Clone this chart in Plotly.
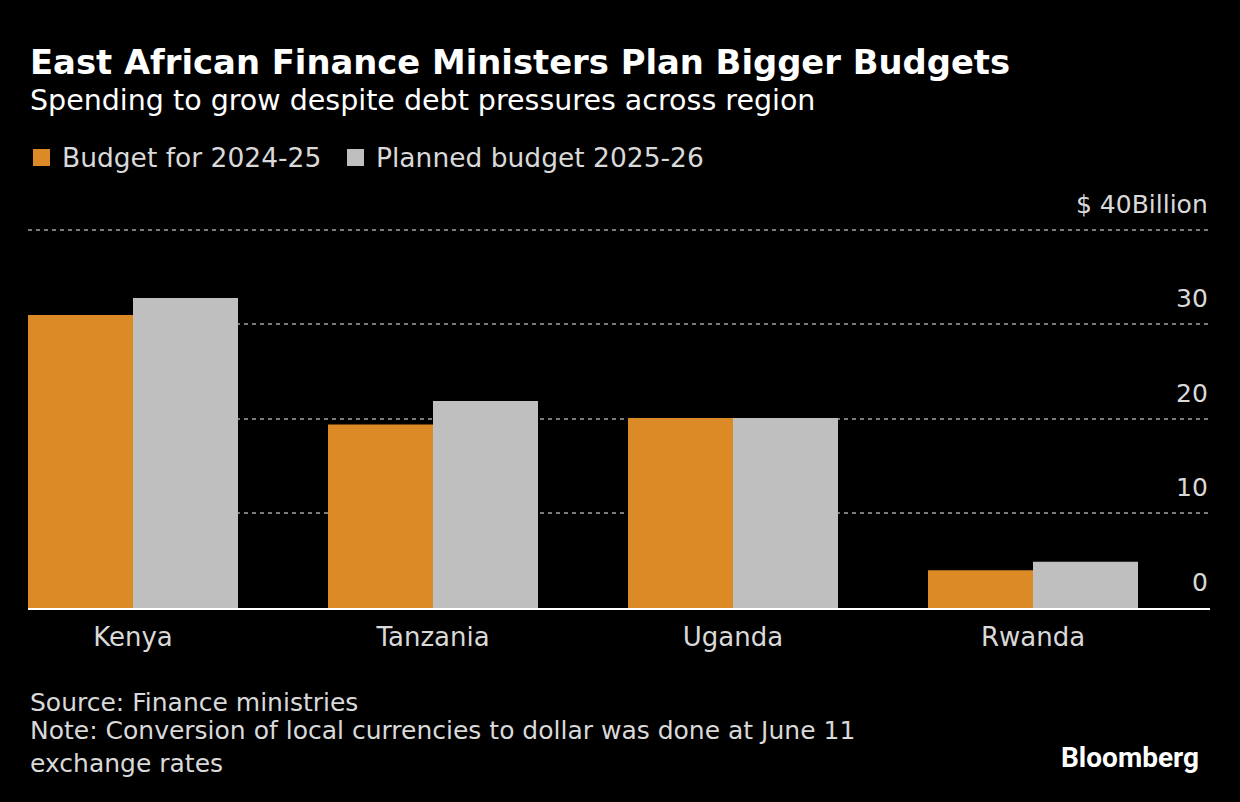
import plotly.graph_objects as go

countries = ["Kenya", "Tanzania", "Uganda", "Rwanda"]
budget_2024_25 = [31.0, 19.4, 20.1, 4.0]
budget_2025_26 = [32.8, 21.9, 20.1, 4.9]
series_names = ["Budget for 2024-25", "Planned budget 2025-26"]
series_colors = ["#DC8A25", "#BFBFBF"]
tick_values = [0, 10, 20, 30, 40]
tick_labels = ["0", "10", "20", "30", "$ 40Billion"]

FONT = "DejaVu Sans, Verdana, sans-serif"
TXT = "#D9D9D9"

W, H = 1240, 802
L, R, T, B = 28, 30, 228, 194
PH = H - T - B
PW = W - L - R


def py(pix):
    return (H - B - pix) / PH


def px(pix):
    return (pix - L) / PW


fig = go.Figure()
for name, vals, col in zip(series_names, [budget_2024_25, budget_2025_26], series_colors):
    fig.add_trace(go.Bar(x=countries, y=vals, name=name,
                         marker=dict(color=col, line=dict(width=0)), showlegend=False))

annotations = []
for v, t in zip(tick_values, tick_labels):
    annotations.append(dict(x=1, xref="paper", xanchor="right", y=v, yref="y",
                            yanchor="bottom", yshift=9, text=t, showarrow=False,
                            font=dict(family=FONT, size=25, color=TXT)))

# manual legend
shapes = []
legend_pos = [(33, 62), (347, 376)]
for (sx, tx), name, col in zip(legend_pos, series_names, series_colors):
    shapes.append(dict(type="rect", xref="paper", yref="paper",
                       x0=px(sx), x1=px(sx + 17), y0=py(166), y1=py(149),
                       fillcolor=col, line=dict(width=0)))
    annotations.append(dict(x=px(tx - 2), y=py(157), xref="paper", yref="paper",
                            xanchor="left", yanchor="middle", text=name, showarrow=False,
                            font=dict(family=FONT, size=26.5, color=TXT)))

annotations += [
    dict(x=px(28), y=py(62), xref="paper", yref="paper", xanchor="left", yanchor="middle",
         text="<b>East African Finance Ministers Plan Bigger Budgets</b>", showarrow=False,
         font=dict(family=FONT, size=33.8, color="white")),
    dict(x=px(28), y=py(101), xref="paper", yref="paper", xanchor="left", yanchor="middle",
         text="Spending to grow despite debt pressures across region", showarrow=False,
         font=dict(family=FONT, size=28.5, color="white")),
    dict(x=px(28), y=py(702), xref="paper", yref="paper", xanchor="left", yanchor="middle",
         text="Source: Finance ministries", showarrow=False,
         font=dict(family=FONT, size=25, color=TXT)),
    dict(x=px(28), y=py(747), xref="paper", yref="paper", xanchor="left", yanchor="middle",
         align="left",
         text="Note: Conversion of local currencies to dollar was done at June 11<br>exchange rates",
         showarrow=False, font=dict(family=FONT, size=25, color=TXT)),
    dict(x=px(1201), y=py(757), xref="paper", yref="paper", xanchor="right", yanchor="middle",
         text="<b>Bloomberg</b>", showarrow=False,
         font=dict(family="Liberation Sans Narrow, Roboto, Arial", size=28, color="white")),
]

fig.update_layout(
    width=W, height=H,
    margin=dict(l=L, r=R, t=T, b=B, pad=0),
    paper_bgcolor="black", plot_bgcolor="black",
    barmode="group", bargap=0.3, bargroupgap=0,
    showlegend=False,
    xaxis=dict(range=[-0.35, 3.59], showgrid=False, showline=True, linecolor="white",
               linewidth=2, ticks="", tickfont=dict(family=FONT, size=26, color=TXT),
               ticklabelstandoff=5, fixedrange=True),
    yaxis=dict(range=[0, 40.2], tickvals=[10, 20, 30, 40], showticklabels=False,
               showgrid=True, gridcolor="#7a7a7a", griddash="4px,4px", gridwidth=1.5,
               zeroline=False, showline=False),
    annotations=annotations,
    shapes=shapes,
)

fig.write_html("out.html")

----

▶ _WHAT THE TASK REQUIRES_
Write out exactly the lines between the start of the data and the line with "PW = W - L - R", including both, but none of the pictures.

▶ _SOLUTION_
Clone this chart in Plotly.
import plotly.graph_objects as go

countries = ["Kenya", "Tanzania", "Uganda", "Rwanda"]
budget_2024_25 = [31.0, 19.4, 20.1, 4.0]
budget_2025_26 = [32.8, 21.9, 20.1, 4.9]
series_names = ["Budget for 2024-25", "Planned budget 2025-26"]
series_colors = ["#DC8A25", "#BFBFBF"]
tick_values = [0, 10, 20, 30, 40]
tick_labels = ["0", "10", "20", "30", "$ 40Billion"]

FONT = "DejaVu Sans, Verdana, sans-serif"
TXT = "#D9D9D9"

W, H = 1240, 802
L, R, T, B = 28, 30, 228, 194
PH = H - T - B
PW = W - L - R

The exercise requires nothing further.